Entre janeiro e agosto do ano passado, ainda sob Rachid, a Receita lavrara em São Paulo autos de R$ 9,8 bilhões. No Brasil, R$ 34,3 bilhões.



5. Gato por leão: Tomado pelo resultado maquiado, o fisco de Lina teria registrado em São Paulo um incremento nas fiscalizações de notáveis 43%.



Tomado pelo dado real, escoimado da multa do Santander, o aumento no volume de autos de infração cai para irrisórios 0,55%. Na prática, um empate com a era Rachid.



Considerando-se os números do país inteiro, o resultado é desfavorável a Lina tanto no cenário maquiado quanto no real.



Com a vitamina do Santander, registrou-se nos primeiros oito meses do ano uma queda de 9,32% no total nacional de infrações. Sem o tônico, queda de 21,46%.



6. Arrocho nos tubarões: Nas pegadas da demissão de Lina, vendeu-se a tese de que a secretária fora ao olho da rua porque incomodara os grandes contribuintes.



Dizia-se que o cerco ao tubaranato havia sido incrementado especialmente na superintendência de São Paulo, a maior do país. Falso.



Sob Rachid, o fisco de São Paulo impusera aos chamados grandes contribuintes R$ 6 bilhões em multas entre janeiro e agosto de 2008.



No mesmo período de 2009, a maior parte dele sob Lina, a cena da fiscalização é uma com o Santander e outra sem ele.



Anabolizado pela multa do banco, o resultado da ficalização no nicho dos grandes contribuintes de São Paulo foi de R$ 8,5 bilhões –aumento de 42%.



Suprimindo-se o anabolizante do Santander, as infrações impostas ao tubaranato paulista na era Lina cai para R$ 4,3 bilhões. Queda de 27% em relação a 2008.



7. Falta de foco: Em verdade, nos primeiros oito meses de 2009, o fisco de São Paulo impôs mais multas às pequenas e médias empresas –R$ 4,8 bilhões— do que às grandes.

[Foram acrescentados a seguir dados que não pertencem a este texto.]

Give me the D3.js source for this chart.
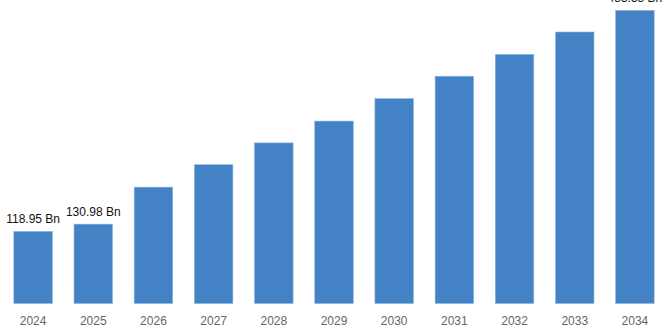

Sob Rachid, entre janeiro e agosto de 2008, as multas lavradas nesse mesmo nicho haviam somado R$ 2,8 bilhões. Ou seja, houve, na era Lina, um incremento de 72% no avanço sobre os contribuintes de menor porte.



8. Transparência de cristal cica: Há no portal mantido pela Receita na internet um espaço dedicado à exposição dos dados relativos à fiscalização.



Clicando-se aqui, você chega ao endereço. Passeando com o mouse, vai notar que há dados disponíveis de 2002 a 2007.



A quatro meses do final do ano de 2009, não há vestígio das informações relativas a 2008, o ano da maquiagem. É uma falta de transparência inédita no fisco.



9. Processo 16.561.000.222/2008-72: É esse o número do processo em que o fisco tenta cobrar R$ 4,168 bilhões do Santander Holding.



Há no portal da Receita uma janela chamada “comprot”. Basta esvrever ali o número do processo para realizar uma pesquisa que leva à data da multa: 29/12/2008.



10. Decadência: O auto de infração do fisco contra o Santander refere-se à aquisição do Banespa. Um negócio de 2001.



Em sua defesa, protocolada no fisco em 28 de janeiro passado, um mês depois de a infração ter sido lavrada, o Santander invoca o princípio da decadência.



Significa dizer que, para o devedor, a Receita não poderia cobrar alegados débitos que tenham como fato gerador um negócio feito há mais de cinco anos.



Ao lançar a infração de 2008 em 2009, o fisco como que oferece munição adicional ao suposto devedor.